The Problem With Renewable Energy Is Not Generation — It Is Storage
Wind turbines and solar panels now produce electricity more cheaply than fossil fuels in most of the world. The remaining bottleneck is storage. When the sun sets or the wind dies, we need somewhere to bank that energy — and lithium-ion batteries, while improving, remain expensive at grid scale, degrade over time, and carry significant environmental costs in mining and disposal.
Enter the ocean battery. The concept is deceptively simple: use surplus renewable energy to pump water out of rigid reservoirs sitting on the seabed. When energy is needed, the immense pressure of the deep ocean forces water back through turbines, generating electricity. No lithium. No cobalt. No rare earths. Just water, pressure, and gravity.
How It Actually Works
The Dutch company Ocean Grazer, spun out of the University of Groningen, has been developing this technology since 2019. Their system places concrete reservoirs on the ocean floor at depths of 200-600 metres. Inside each reservoir sits a flexible bladder. During charging, renewable energy powers pumps that push water out of the rigid reservoir into the bladder, which compresses against the seabed. To discharge, the water is released back through a hydroelectric turbine, converting deep-sea pressure into electricity.

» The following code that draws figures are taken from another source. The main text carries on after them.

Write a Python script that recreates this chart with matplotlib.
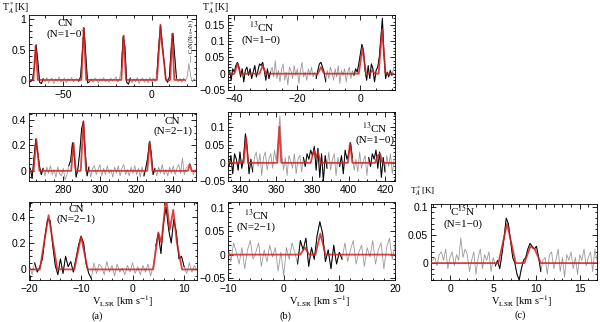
import numpy as np
import matplotlib
matplotlib.use('Agg')
import matplotlib.pyplot as plt
from matplotlib.ticker import MultipleLocator, FuncFormatter

plt.rcParams['mathtext.fontset'] = 'stix'
plt.rcParams['font.family'] = ['Liberation Serif', 'DejaVu Serif']

# spectra: first channel velocity, channel width, intensities
# (a) CN N=1-0, units 0.01 K
a1_v0, a1_dv = -69, 1.0
a1_T = [2, -3, 1, 20, 58, 30, -4, -6, 2, -3, 4, -5, 1, 3, -6, 2, -2, 5, -4, 0,
        3, -5, 2, -1, 4, -3, 1, 2, -2, 5, 45, 85, 40, -5, -3, 2, -4, 3, 1, -5,
        2, -2, 4, -3, 1, -4, 3, -2, 1, 5, -3, 2, 20, 72, 55, -4, -7, 3, -5, 2,
        -3, 4, -6, 1, 3, -4, 2, -5, 4, -2, 3, -3, 10, 55, 90, 60, 30, 2, -4, 5,
        50, 77, 40, 3, -3, 2, -4, 3, -2, 5, 27, 6, -3, 2, -2]
a1_fit_v = [-69, -66.5, -65.3, -64, -39.5, -38.2, -36.8, -17, -15.7, -14.4, 3, 4.3, 5, 5.8, 7.2, 8, 10.5, 11.6, 12.8, 18.5]
a1_fit_T = [0, 0, 0.56, 0, 0, 0.86, 0, 0, 0.73, 0, 0, 0.55, 0.91, 0.6, 0.25, 0, 0, 0.76, 0, 0]
a1_black = [(-69, -61), (-41, -35), (-17.5, -12), (2.5, 14.5)]

# (a) CN N=2-1 (high velocity window), units 0.01 K
a2_v0, a2_dv = 262, 1.0
a2_T = [2, -6, 10, 25, 15, 4, -3, 2, -4, 3, -2, 4, -3, 1, -5, 3, -2, -4, 2, -7,
        -3, 4, 8, 22, 12, -5, 2, 15, 33, 39, 14, -4, 3, -5, 2, 4, -3, 1, 5, -4,
        2, -3, 4, -2, 1, -5, 3, -2, 4, -4, 2, 5, -3, 1, -4, 3, -2, 4, -3, 2,
        -5, 3, -4, 2, 10, 23, 14, -3, 2, -4, 3, -2, 5, -3, 1, -4, 3, -2, 4, -3,
        2, 5, -2, 10, -3, 2, 4, 6, 2, -3, 1]
a2_fit_v = [261.3, 263.8, 265.3, 267, 284.3, 285.6, 286.8, 289.5, 291, 292.4, 325.8, 327.2, 328.6, 348, 349, 350, 352.4]
a2_fit_T = [0, 0, 0.25, 0, 0, 0.22, 0, 0, 0.39, 0, 0, 0.23, 0, 0, 0.05, 0, 0]
a2_black = [(262, 269.5), (282.5, 294), (324, 330.5)]

# (a) CN N=2-1, units 0.01 K
a3_v0, a3_dv = -20, 0.5
a3_T = [3, -4, 5, -2, 2, 8, 25, 38, 37, 18, 3, -4, 8, -3, 10, 2, 6, -2, 8, 18,
        25, 20, 4, -3, -7, 5, -3, 4, 2, -4, 6, -2, 3, -5, 4, -2, 1, -4, 3, -2,
        5, -3, 2, -4, 3, -2, 4, -5, 3, 18, 27, 12, 35, 47, 30, 20, 38, 28, 8, 10,
        2, -3, 5, -2, 3, -1]
a3_fit_v = [-20.1, -18, -16.3, -14.6, -11.3, -10, -8.7, 4, 5, 5.6, 6.5, 7.2, 7.9, 8.6, 9.6, 12.5]
a3_fit_T = [0, 0, 0.41, 0, 0, 0.25, 0, 0, 0.28, 0.2, 0.55, 0.3, 0.45, 0.2, 0, 0]
a3_black = [(-19.3, -7.7), (4.4, 10)]

# (b) 13CN N=1-0, units mK
b1_v0, b1_dv = -41.5, 0.5
b1_T = [10, -20, 15, 5, 25, 35, 20, -10, 15, -25, 10, 20, -5, 15, -15, 5, 25, -10, 10, 30,
        25, 35, 10, -20, 15, -15, 5, 20, -10, 40, -15, 10, -25, 15, 30, -20, 5, -35, 20, 10,
        -15, 25, -5, 15, -30, 10, 35, -10, 5, -20, 15, -5, 20, -10, 5, -15, 10, 30, 35, 20,
        5, -25, 10, -15, 20, 5, -20, 15, -10, 25, -30, 10, -5, 15, -25, 5, 20, -15, 10, -5,
        15, 5, 30, 60, 90, 70, 10, -20, 25, -15, 30, 15, -25, 10, 20, 50, 110, 170, 60, -15,
        5, -10, 10, -5, 15]
b1_fit_v = [-41.5, -40, -39, -38, -32, -31, -30, -13.5, -12.5, -11.5, -0.5, 0.7, 1.8, 3, 3.8, 4.6, 5.8, 6.9, 8, 10.5]
b1_fit_T = [0, 0, 0.03, 0, 0, 0.025, 0, 0, 0.02, 0, 0, 0.08, 0, 0, 0.01, 0, 0, 0.135, 0, 0]
b1_black = [(-41.5, -28.5), (-14, -11), (-2, 10)]

# (b) 13CN N=1-0 (high velocity window), units mK
b2_v0, b2_dv = 334, 1.0
b2_T = [-10, 20, -30, 25, 10, -20, 30, -15, 15, 80, 40, -30, 10, -25, 15, 30, -10, 25, -35, 15,
        30, -20, 10, 25, -15, 35, 5, 60, 130, 30, -20, 15, -35, 20, 5, -15, 25, -30, 10, 20,
        -25, 15, -10, 25, 10, 35, 20, 45, -20, 40, -40, 25, -50, 20, -15, 30, -20, 10, 25, -35,
        15, -10, 20, -30, 35, 10, 25, 55, 15, -20, 10, -25, 30, -15, 5, 20, -35, 15, -10, 25,
        10, 35, -15, 30, -40, 15, -25, 20, -10, 25, -30, 10]
b2_fit_v = [333.4, 342, 343.4, 344.5, 360.6, 361.7, 362.8, 379, 380, 381, 382, 383, 384.5,
            399.5, 400.7, 402, 414.5, 416, 417.3, 418.5, 425.5]
b2_fit_T = [0, 0, 0.07, 0, 0, 0.1, 0, 0, 0.02, 0.035, 0.015, 0.03, 0, 0, 0.055, 0, 0, 0.02, 0.025, 0, 0]
b2_black = [(334, 347), (374.5, 388), (395, 402), (411, 420.5)]

# (b) 13CN N=2-1, units mK
b3_v0, b3_dv = -10, 0.5
b3_T = [20, -15, 25, 5, -20, 15, -30, 10, 30, -10, 5, 25, -25, 10, -15, 20, -5, 15, -35, 5,
        -45, 15, -10, 25, 5, -20, 30, 10, 35, -25, 15, -10, 40, 70, 45, -15, 10, -30, 20, -20,
        5, -10, 25, -15, 10, 30, -20, 5, 20, -25, 15, -5, 30, -20, 10, 25, -30, 15, 35, -10, 20]
b3_fit_v = [-10, 3, 3.8, 4.6, 5.7, 6.6, 7.5, 20]
b3_fit_T = [0, 0, 0.015, 0, 0, 0.045, 0, 0]
b3_black = [(2.4, 10.5)]

# (c) C15N N=1-0, units mK
c_v0, c_dv = -2, 0.25
c_T = [5, 10, -5, 15, 20, 5, 25, -10, 10, 20, -5, 15, 5, 45, 10, 25, 15, -15, 5, 20,
       -20, 10, 25, -10, 15, 5, 20, -15, 10, -5, 5, -10, 15, 45, 80, 70, 40, 10, 0, -20,
       -30, -10, 5, 10, 25, 35, 30, 25, 30, 10, -15, 5, 10, -20, 15, 20, -10, 5, 25, -15,
       10, -25, 15, 5, 20, -10, 10, -20, 15, 5, 25, -5, 10, 20, -15, 25, 5]
c_fit_v = [-2.2, 5.6, 6.6, 7.6, 8.6, 9.3, 9.8, 10.5, 17]
c_fit_T = [0, 0, 0.07, 0, 0, 0.03, 0.025, 0, 0]
c_black = [(5.1, 10.7)]

W, H = 600, 322
fig = plt.figure(figsize=(6, 3.22), dpi=100)


def make_ax(l, r, t, b):
    return fig.add_axes([l / W, 1 - b / H, (r - l) / W, (b - t) / H])


def fmt(v, p):
    s = '%g' % v
    if s in ('-0', '0'):
        return '0'
    return s.replace('-', '\u2212')


def spectrum(ax, v0, dv, T, scale, fit_v, fit_T, black, xlim, ylim, xmaj, xmin, ymaj, ymin):
    v = v0 + dv * np.arange(len(T))
    t = np.array(T) * scale
    ax.plot(v, t, color='#9a9a9a', lw=0.6)
    for lo, hi in black:
        m = (v >= lo) & (v <= hi)
        ax.plot(v[m], t[m], color='black', lw=0.7)
    ax.plot(fit_v, fit_T, color='#d42020', lw=1.3, alpha=0.85, zorder=5)
    ax.set_xlim(*xlim)
    ax.set_ylim(*ylim)
    ax.xaxis.set_major_locator(MultipleLocator(xmaj))
    ax.xaxis.set_minor_locator(MultipleLocator(xmin))
    ax.yaxis.set_major_locator(MultipleLocator(ymaj))
    ax.yaxis.set_minor_locator(MultipleLocator(ymin))
    ax.xaxis.set_major_formatter(FuncFormatter(fmt))
    ax.yaxis.set_major_formatter(FuncFormatter(fmt))
    ax.tick_params(which='both', direction='in', top=True, right=True, width=0.6)
    ax.tick_params(which='major', length=3.5, labelsize=7.5, pad=2)
    ax.tick_params(axis='x', which='major', pad=3)
    ax.tick_params(which='minor', length=1.8)
    for lab in ax.get_xticklabels() + ax.get_yticklabels():
        lab.set_family('Liberation Sans')
    for s in ax.spines.values():
        s.set_linewidth(0.6)


def label(ax, x, y, s):
    ax.text(x, y, s, transform=ax.transAxes, ha='center', va='center', fontsize=8, linespacing=1.15)


ax = make_ax(29, 196, 15, 86)
spectrum(ax, a1_v0, a1_dv, a1_T, 0.01, a1_fit_v, a1_fit_T, a1_black,
         (-69, 25), (-0.1, 1.07), 50, 10, 0.5, 0.1)
label(ax, 0.22, 0.8, 'CN\n(N=1\u22120)')
ax.text(22.3, 0.42, 'C$_3$N(N$_{10}$\u2212J$_{9}$)', rotation=90, fontsize=4.5, ha='center', va='bottom')
ax.plot([21.5, 21.5], [0.3, 0.4], color='#888888', lw=0.5)

ax = make_ax(29, 196, 113, 181)
spectrum(ax, a2_v0, a2_dv, a2_T, 0.01, a2_fit_v, a2_fit_T, a2_black,
         (261.3, 352.4), (-0.08, 0.455), 20, 5, 0.2, 0.05)
label(ax, 0.86, 0.8, 'CN\n(N=2\u22121)')

ax = make_ax(29, 197, 202, 280)
spectrum(ax, a3_v0, a3_dv, a3_T, 0.01, a3_fit_v, a3_fit_T, a3_black,
         (-20.1, 12.5), (-0.08, 0.51), 10, 2, 0.2, 0.05)
label(ax, 0.28, 0.84, 'CN\n(N=2\u22121)')

ax = make_ax(228, 395, 15, 90)
spectrum(ax, b1_v0, b1_dv, b1_T, 0.001, b1_fit_v, b1_fit_T, b1_black,
         (-42, 11), (-0.05, 0.18), 20, 5, 0.05, 0.01)
label(ax, 0.2, 0.77, '$^{13}$CN\n(N=1\u22120)')

ax = make_ax(228, 395, 112, 181)
spectrum(ax, b2_v0, b2_dv, b2_T, 0.001, b2_fit_v, b2_fit_T, b2_black,
         (333.4, 425.5), (-0.05, 0.14), 20, 5, 0.05, 0.01)
label(ax, 0.88, 0.7, '$^{13}$CN\n(N=1\u22120)')

ax = make_ax(228, 395, 202, 280)
spectrum(ax, b3_v0, b3_dv, b3_T, 0.001, b3_fit_v, b3_fit_T, b3_black,
         (-10, 20), (-0.054, 0.112), 10, 2, 0.05, 0.01)
label(ax, 0.17, 0.77, '$^{13}$CN\n(N=2\u22121)')

ax = make_ax(431, 597, 204, 280)
spectrum(ax, c_v0, c_dv, c_T, 0.001, c_fit_v, c_fit_T, c_black,
         (-2.2, 17), (-0.03, 0.105), 5, 1, 0.05, 0.01)
label(ax, 0.19, 0.84, 'C$^{15}$N\n(N=1\u22120)')

vlab = 'V$_{\\rm LSR}$ [km s$^{-1}$]'
fig.text(123 / W, 1 - 301 / H, vlab, fontsize=7.5, ha='center', va='center')
fig.text(320 / W, 1 - 301 / H, vlab, fontsize=7.5, ha='center', va='center')
fig.text(522 / W, 1 - 301 / H, vlab, fontsize=7.5, ha='center', va='center')

fig.text(2 / W, 1 - 8.5 / H, 'T$_A^*$[K]', fontsize=7, va='center')
fig.text(202 / W, 1 - 8.5 / H, 'T$_A^*$[K]', fontsize=7, va='center')
fig.text(410 / W, 1 - 191 / H, 'T$_A^*$[K]', fontsize=6.5, va='center')

fig.text(97 / W, 1 - 316 / H, '(a)', fontsize=7.5, ha='center', va='center')
fig.text(285 / W, 1 - 316 / H, '(b)', fontsize=7.5, ha='center', va='center')
fig.text(520 / W, 1 - 315 / H, '(c)', fontsize=7.5, ha='center', va='center')

fig.savefig('out.png', dpi=100)
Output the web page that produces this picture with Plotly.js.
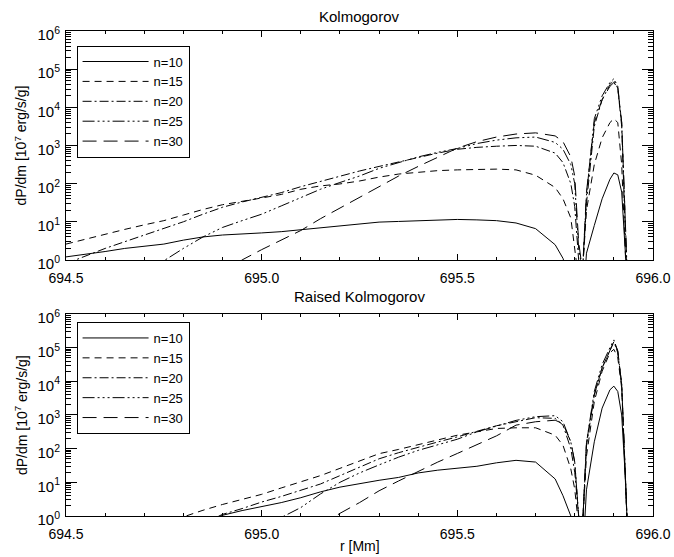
<!DOCTYPE html>
<html>
<head>
<meta charset="utf-8">
<script src="https://cdn.plot.ly/plotly-3.0.1.min.js"></script>
<style>html,body{margin:0;padding:0;background:#fff;}#chart{width:674px;height:557px;}</style>
</head>
<body>
<div id="chart"></div>
<script>
// radius grid [Mm]
const r = [694.50, 694.55, 694.60, 694.65, 694.70, 694.75, 694.80, 694.85, 694.90, 694.95,
           695.00, 695.05, 695.10, 695.15, 695.20, 695.25, 695.30, 695.35, 695.40, 695.45,
           695.50, 695.55, 695.60, 695.65, 695.70, 695.75, 695.77, 695.79, 695.80, 695.81,
           695.82, 695.83, 695.85, 695.87, 695.89, 695.90, 695.91, 695.92, 695.93, 695.94];

const seriesNames = ["n=10", "n=15", "n=20", "n=25", "n=30"];

// Kolmogorov, dP/dm [1e7 erg/s/g]
const kolN10 = [1.2, 1.4, 1.66, 2.0, 2.3, 2.6, 3.3, 4.0, 4.5, 4.9,
                5.1, 5.5, 6.2, 7.1, 7.9, 8.9, 9.8, 10.2, 10.5, 11.2,
                11.5, 11.2, 10.7, 9.3, 6.6, 2.5, 1.1, 0.25, 0.06, 0.01,
                0.05, 1.5, 8, 40, 130, 190, 170, 60, 1.2, 0.01];
const kolN15 = [2.6, 3.5, 4.8, 6.3, 8.3, 10.7, 15, 21, 28, 35,
                42, 52, 71, 87, 98, 117, 148, 178, 200, 219,
                229, 234, 240, 229, 166, 79, 40, 12.6, 2, 0.3,
                0.5, 20, 316, 1585, 3981, 5012, 3981, 316, 1, 0.01];
const kolN20 = [0.8, 1.26, 2.0, 3.0, 4.5, 6.6, 10, 15.8, 24, 33,
                43, 58, 83, 115, 158, 214, 282, 372, 501, 631,
                794, 891, 955, 1000, 955, 631, 355, 100, 25, 1,
                0.5, 30, 3162, 15849, 39811, 50119, 31623, 3162, 3, 0.01];
const kolN25 = [null, null, null, null, 0.45, 0.95, 2.0, 4.0, 7.1, 10.7,
                15.8, 26, 44, 71, 107, 158, 251, 363, 501, 661,
                832, 1122, 1380, 1585, 1660, 1202, 794, 316, 100, 2,
                0.5, 50, 5012, 19953, 44668, 56234, 35481, 3981, 4, 0.01];
const kolN30 = [null, null, null, null, null, null, null, null, 0.4, 1.0,
                1.86, 3.3, 5.9, 12, 23, 45, 85, 158, 282, 501,
                851, 1259, 1660, 1995, 2138, 1778, 1259, 501, 158, 3,
                0.5, 60, 3981, 15849, 35481, 44668, 31623, 3981, 4, 0.01];

// Raised Kolmogorov
const rkN10 = [null, null, null, null, null, null, null, 0.6, 1.05, 1.45,
               1.86, 2.5, 3.5, 5.2, 7.2, 9.3, 11.5, 14, 19, 23,
               26, 30, 38, 45, 40, 12.6, 4, 1, 0.1, 0.02,
               0.05, 6, 160, 1600, 5600, 7200, 5000, 1000, 10, 0.01];
const rkN15 = [null, null, null, null, null, 0.6, 0.95, 1.48, 2.2, 3.1,
               4.4, 6.8, 10.5, 15.8, 26, 42, 71, 95, 132, 186,
               251, 316, 398, 417, 417, 251, 126, 25, 6.3, 0.5,
               0.5, 60, 2512, 19953, 70795, 89125, 50119, 6310, 10, 0.01];
const rkN20 = [null, null, null, null, null, null, null, 0.6, 1.12, 1.66,
               2.6, 3.8, 5.8, 8.9, 15.8, 28, 50, 76, 112, 158,
               224, 331, 479, 631, 832, 794, 501, 100, 20, 1,
               0.5, 120, 3981, 25119, 89125, 150000, 70795, 7943, 10, 0.01];
const rkN25 = [null, null, null, null, null, null, null, null, null, null,
               0.4, 0.9, 1.78, 4.5, 10, 19, 33, 56, 89, 132,
               191, 316, 479, 692, 891, 955, 631, 158, 40, 1,
               0.5, 150, 5012, 31623, 100000, 170000, 79433, 7943, 10, 0.01];
const rkN30 = [null, null, null, null, null, null, null, null, null, null,
               null, null, null, 0.5, 1.2, 2.5, 5.6, 11, 21, 40,
               72, 132, 240, 500, 630, 700, 550, 160, 40, 1,
               0.5, 150, 4000, 25000, 90000, 150000, 80000, 8000, 10, 0.01];

const xTickVals = [694.5, 695.0, 695.5, 696.0];
const xTickText = ["694.5", "695.0", "695.5", "696.0"];
const yTickVals = [1, 10, 100, 1000, 10000, 100000, 1000000];
const yTickText = ["10<sup>0</sup>", "10<sup>1</sup>", "10<sup>2</sup>", "10<sup>3</sup>",
                   "10<sup>4</sup>", "10<sup>5</sup>", "10<sup>6</sup>"];

const dashes = ["solid", "7px,5px", "9px,3px,2px,3px",
                "12px,3px,2px,3px,2px,3px,2px,3px", "14px,7px"];

const topSeries = [kolN10, kolN15, kolN20, kolN25, kolN30];
const botSeries = [rkN10, rkN15, rkN20, rkN25, rkN30];

const traces = [];
topSeries.forEach((ys, i) => traces.push({
  x: r, y: ys, type: "scatter", mode: "lines", name: seriesNames[i],
  xaxis: "x", yaxis: "y", legend: "legend",
  line: {color: "black", width: 1, dash: dashes[i]}, connectgaps: false
}));
botSeries.forEach((ys, i) => traces.push({
  x: r, y: ys, type: "scatter", mode: "lines", name: seriesNames[i],
  xaxis: "x2", yaxis: "y2", legend: "legend2",
  line: {color: "black", width: 1, dash: dashes[i]}, connectgaps: false
}));

const FONT = "Liberation Sans, Arial, sans-serif";

function xAxis(anchor) {
  return {
    anchor: anchor, range: [694.5, 696.0], tickmode: "array",
    tickvals: xTickVals, ticktext: xTickText,
    ticks: "inside", ticklen: 6, tickcolor: "black", tickwidth: 1,
    minor: {dtick: 0.1, tick0: 694.5, ticks: "inside", ticklen: 3, tickcolor: "black"},
    showline: true, linecolor: "black", linewidth: 1, mirror: "ticks",
    showgrid: false, zeroline: false, ticklabelstandoff: 5,
    tickfont: {family: FONT, size: 14, color: "black"}
  };
}
function yAxis(anchor, domain) {
  return {
    anchor: anchor, domain: domain, type: "log", range: [0, 6],
    tickmode: "array", tickvals: yTickVals, ticktext: yTickText,
    ticks: "inside", ticklen: 11, tickcolor: "black", tickwidth: 1,
    minor: {dtick: "D1", ticks: "inside", ticklen: 5, tickcolor: "black"},
    showline: true, linecolor: "black", linewidth: 1, mirror: "ticks",
    showgrid: false, zeroline: false, ticklabelshift: 4, ticklabelstandoff: 2,
    tickfont: {family: FONT, size: 15, color: "black"}
  };
}

const legendBase = {
  bordercolor: "black", borderwidth: 1, bgcolor: "rgba(255,255,255,0)",
  xanchor: "left", yanchor: "top", tracegroupgap: 0, itemclick: false,
  itemwidth: 66,
  font: {family: FONT, size: 13, color: "black"}
};

const layout = {
  width: 674, height: 557,
  margin: {l: 66, r: 21, t: 31, b: 41},
  paper_bgcolor: "white", plot_bgcolor: "white",
  showlegend: true,
  font: {family: FONT, color: "black"},
  xaxis: xAxis("y"),
  yaxis: yAxis("x", [0.528, 1]),
  xaxis2: xAxis("y2"),
  yaxis2: yAxis("x2", [0, 0.4165]),
  legend: Object.assign({}, legendBase, {x: 0.018, y: 0.97}),
  legend2: Object.assign({}, legendBase, {x: 0.018, y: 0.4}),
  annotations: [
    {text: "Kolmogorov", xref: "paper", yref: "paper", x: 0.5, y: 1.03,
     xanchor: "center", yanchor: "middle",
     showarrow: false, font: {family: FONT, size: 15}},
    {text: "Raised Kolmogorov", xref: "paper", yref: "paper", x: 0.5, y: 0.452,
     xanchor: "center", yanchor: "middle",
     showarrow: false, font: {family: FONT, size: 15}},
    {text: "dP/dm [10<sup>7</sup> erg/s/g]", xref: "paper", yref: "paper",
     x: -0.0767, y: 0.764, xanchor: "center", yanchor: "middle",
     textangle: -90, showarrow: false, font: {family: FONT, size: 14}},
    {text: "dP/dm [10<sup>7</sup> erg/s/g]", xref: "paper", yref: "paper",
     x: -0.0767, y: 0.208, xanchor: "center", yanchor: "middle",
     textangle: -90, showarrow: false, font: {family: FONT, size: 14}},
    {text: "r [Mm]", xref: "paper", yref: "paper", x: 0.5, y: -0.062,
     xanchor: "center", yanchor: "middle",
     showarrow: false, font: {family: FONT, size: 14}}
  ]
};

Plotly.newPlot("chart", traces, layout, {staticPlot: true, displayModeBar: false});
</script>
</body>
</html>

In February 2026, Ocean Grazer announced successful completion of a 1:1 scale prototype test in the North Sea, achieving 70-80% round-trip energy efficiency — comparable to lithium-ion batteries but with an expected lifespan of 20+ years with minimal degradation. The system stored 10 MWh in a single unit roughly the size of a football pitch.
The Numbers That Matter
The economics are striking. Ocean Grazer estimates a levelised cost of storage (LCOS) of $50-80 per MWh at scale — roughly half the current cost of grid-scale lithium-ion batteries. The system uses no scarce minerals, the reservoirs are built from standard concrete and steel, and the environmental footprint of seabed installation is minimal compared to terrestrial pumped hydro, which requires flooding valleys.
Scale is where it gets interesting. A single ocean battery farm could store gigawatt-hours of energy — enough to power a mid-sized city for days. By comparison, the world's largest lithium-ion battery installation (the Moss Landing facility in California at 3 GWh) required billions of dollars and thousands of tonnes of lithium.
Who Else Is Doing This
Ocean Grazer is not alone. Fraunhofer IEE in Germany has been testing subsea compressed air energy storage (CAES) in the Baltic Sea. BaroMar, an Israeli startup, is developing a similar gravity-based approach using concrete spheres at 500-700 metre depths. And IIASA researchers in Austria published modelling in Nature Energy suggesting that offshore energy islands combining wind, solar, and seabed storage could achieve 90%+ renewable grid reliability without any lithium-based backup.
The convergence of interest from European and Middle Eastern investors reflects a growing consensus: the ocean floor may be the cheapest, most abundant energy storage medium on the planet.
The Challenges
This is still early-stage technology. Installation at depth is expensive and technically demanding. Corrosion, biofouling, and the sheer hostility of the deep-sea environment create maintenance challenges that land-based batteries simply do not face. Permitting for seabed infrastructure varies wildly by jurisdiction, and environmental impact assessments for large-scale deployment are still incomplete.
There is also a geopolitical dimension. Most of the world's suitable deep-water continental shelves sit off the coasts of Northern Europe, Japan, and parts of East Asia. Tropical nations with shallow coastal waters may not benefit directly.
Why It Matters
The world needs roughly 6,000 GWh of grid-scale energy storage by 2030 to meet climate targets, according to the International Energy Agency. Current lithium-ion deployment trajectory covers perhaps a third of that. If ocean batteries can deliver even 10% of the gap at half the cost, they will reshape the energy transition debate from "we do not have enough batteries" to "we have an ocean full of them."
The poetic elegance of using the ocean — the very body of water threatened by climate change — as the storage medium to solve the climate crisis is not lost on anyone. Whether poetry translates into engineering reality at scale is the $50 billion question.